At my former employer, this is exactly how it was, and they were
referred to as "cafeteria benefits" (a common term these days). Each
employee was given a certain amount of "flex dollars" to spend on
benefits - this amount being a percent of current salary, plus something
else as a factor of time spent in the employment of the company - and
every benefit had a "price tag." You might choose health care coverage
with an HMO (or a PPO, or the doctor of your choice) for yourself or
your whole family, dental coverage just for yourself, certain dollar
amounts of life and/or accident insurance, certain dollar amounts of
short-term and long-term disability payments, etc. You weren't limited
to spending only your flex dollars - but once you had designated all of
them, the cost of any additional benefits came out of your own pocket.

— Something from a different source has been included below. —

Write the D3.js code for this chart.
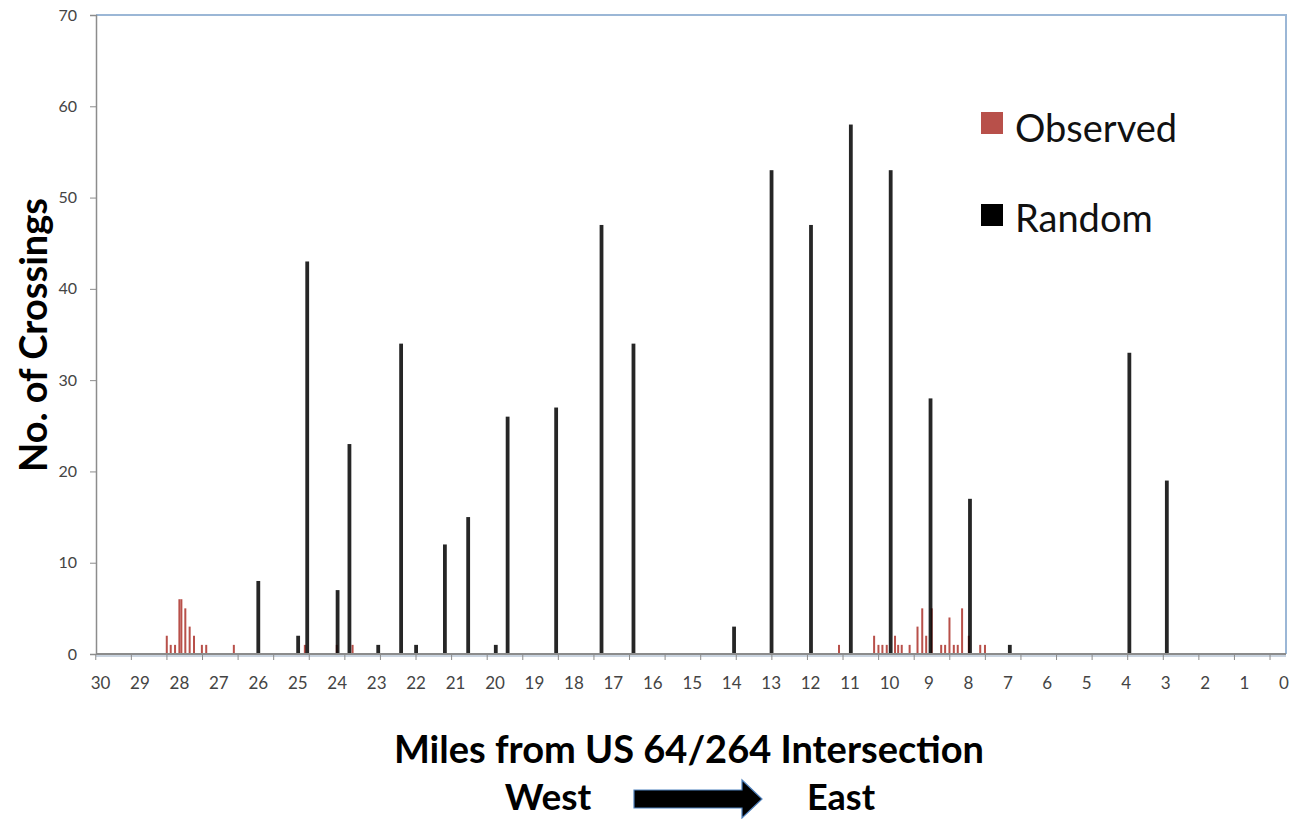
<!DOCTYPE html>
<meta charset="utf-8">
<html lang="en-us">
  <head>
    <script type="text/javascript" src="https://cdn.jsdelivr.net/npm/d3@7/dist/d3.min.js"></script>
    <style>
      body { margin: 0; background: #fff; }
      text { font-family: Lato, "Open Sans", sans-serif; }
    </style>
  </head>
  <body>
    <div class='chart'></div>

  <script>
    // miles from the intersection
    const randomMiles  = [26.0, 24.99, 24.76, 23.99, 23.69, 22.96, 22.38, 22.0, 21.27, 20.68, 19.98, 19.68,
                          18.45, 17.3, 16.49, 13.94, 12.99, 11.99, 10.98, 9.97, 8.96, 7.96, 6.95, 3.92, 2.97];
    const randomCounts = [8, 2, 43, 7, 23, 1, 34, 1, 12, 15, 1, 26,
                          27, 47, 34, 3, 53, 47, 58, 53, 28, 17, 1, 33, 19];

    const observedMiles  = [28.32, 28.22, 28.11, 28.0, 27.95, 27.85, 27.74, 27.63, 27.43, 27.32, 26.62,
                            24.82, 24.01, 23.61, 11.28, 10.39, 10.28, 10.18, 10.07, 9.86, 9.78, 9.69,
                            9.49, 9.29, 9.17, 9.07, 8.93, 8.69, 8.59, 8.48, 8.37, 8.27, 8.16, 7.99, 7.7, 7.58];
    const observedCounts = [2, 1, 1, 6, 6, 5, 3, 2, 1, 1, 1,
                            1, 1, 1, 1, 2, 1, 1, 1, 2, 1, 1,
                            1, 3, 5, 2, 5, 1, 1, 4, 1, 1, 5, 2, 1, 1];

    const mileLabels = d3.range(30, -1, -1);      // 30 ... 0
    const yTicks = [0, 10, 20, 30, 40, 50, 60, 70];

    const W = 1304, H = 819;
    const plotL = 96, plotR = 1286, plotT = 15, plotB = 654;

    const svg = d3.select('.chart').append('svg').attr('width', W).attr('height', H);

    const x = d3.scaleLinear().domain([30, 0]).range([100.5, 1284]);
    const y = d3.scaleLinear().domain([0, 70]).range([plotB, plotT]);

    // frame: top + right in light blue
    svg.append('path')
      .attr('d', `M${plotL},${plotT}H${plotR}V${plotB}`)
      .attr('fill', 'none').attr('stroke', '#9bb7d6').attr('stroke-width', 2);

    // y axis
    const yAxis = svg.append('g').attr('transform', `translate(${plotL},0)`)
      .call(d3.axisLeft(y).tickValues(yTicks).tickSize(6).tickPadding(13));
    yAxis.select('.domain').attr('stroke', '#8c8c8c').attr('stroke-width', 1.5);
    yAxis.selectAll('.tick line').attr('stroke', '#8c8c8c');
    yAxis.selectAll('text').attr('font-size', 16).attr('fill', '#444').style('font-family', 'Lato, sans-serif');

    // bars: observed underneath, random on top
    svg.append('g').selectAll('rect').data(observedMiles).enter()
      .append('rect')
        .attr('x', d => x(d) - 1).attr('width', 2)
        .attr('y', (d, i) => y(observedCounts[i]))
        .attr('height', (d, i) => y(0) - y(observedCounts[i]))
        .attr('fill', '#b8504a');

    svg.append('g').selectAll('rect').data(randomMiles).enter()
      .append('rect')
        .attr('x', d => x(d) - 1.9).attr('width', 3.8)
        .attr('y', (d, i) => y(randomCounts[i]))
        .attr('height', (d, i) => y(0) - y(randomCounts[i]))
        .attr('fill', '#000').attr('fill-opacity', 0.85);

    // x axis line and its own tick marks (Excel put them every ~0.9 mile)
    svg.append('line')
      .attr('x1', plotL).attr('x2', plotR).attr('y1', plotB).attr('y2', plotB)
      .attr('stroke', '#8c8c8c').attr('stroke-width', 2);
    svg.append('line')
      .attr('x1', plotL).attr('x2', plotR).attr('y1', plotB + 2).attr('y2', plotB + 2)
      .attr('stroke', '#c9d3df').attr('stroke-width', 2);

    const tickMiles = d3.range(30.12, -0.1, -0.902);
    svg.append('g').selectAll('line').data(tickMiles).enter()
      .append('line')
        .attr('x1', d => x(d)).attr('x2', d => x(d))
        .attr('y1', plotB).attr('y2', plotB + 6)
        .attr('stroke', '#8c8c8c').attr('stroke-width', 1);

    svg.append('g').selectAll('text').data(mileLabels).enter()
      .append('text')
        .attr('x', d => x(d)).attr('y', 689)
        .attr('text-anchor', 'middle')
        .attr('font-size', 17).attr('fill', '#444')
        .text(d => d);

    // legend
    const legend = [['Observed', '#b8504a', 112, 142], ['Random', '#000', 204, 232]];
    legend.forEach(function(l) {
      svg.append('rect').attr('x', 981).attr('y', l[2]).attr('width', 22).attr('height', 22).attr('fill', l[1]);
      svg.append('text').attr('x', 1015).attr('y', l[3])
        .attr('font-size', 38).attr('fill', '#111').text(l[0]);
    });

    // axis titles
    svg.append('text')
      .attr('transform', 'translate(47,335) rotate(-90)')
      .attr('text-anchor', 'middle')
      .attr('font-size', 38).attr('font-weight', 'bold').attr('fill', '#000')
      .text('No. of Crossings');

    svg.append('text')
      .attr('x', 689).attr('y', 763)
      .attr('text-anchor', 'middle')
      .attr('font-size', 38).attr('font-weight', 'bold').attr('fill', '#000')
      .text('Miles from US 64/264 Intersection');

    svg.append('text').attr('x', 548).attr('y', 810).attr('text-anchor', 'middle')
      .attr('font-size', 37).attr('font-weight', 'bold').text('West');
    svg.append('text').attr('x', 841).attr('y', 810).attr('text-anchor', 'middle')
      .attr('font-size', 36).attr('font-weight', 'bold').text('East');

    // block arrow West -> East
    svg.append('path')
      .attr('d', 'M634,790H742V780L762,799L742,818V808H634Z')
      .attr('fill', '#000').attr('stroke', '#4f81bd').attr('stroke-width', 1.2);
  </script>
  </body>
</html>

There was much heated discussion about this among us employees. Many
felt that this was a way for the company to unilaterally assign more and
more of the cost of benefits to the employee (it was pretty amazing the
way that keeping exactly the same benefits from year to year tended to
eat up almost all of our small-percentage raises - coincidence?). This
continues to be a topic of much political interest. As the realities of
the workplace change - e.g. few people expect to be at one job long
enough to retire from it - the way we provide workplace benefits here
in the States will eventually have to reflect those new realities. One
day, it's likely, both your chosen benefits and your retirement package
will be tied to YOU - not to some employer - and the way employers
compete for bodies will have a lot to do with how much of the costs they
are willing to bear. For instance, a company that reviewed your various
coverage choices and agreed to pay 70% would probably be more attractive
to you than one that paid for only 50% (factoring in, of course, all the
other elements you'd consider, such as work environment, opportunities
for telecommuting - all those "atmospheric" things we've been talking
about).
Well, this is straying awfully close to OT (it relates specifically to
tech writing HOW?), so I'll end now.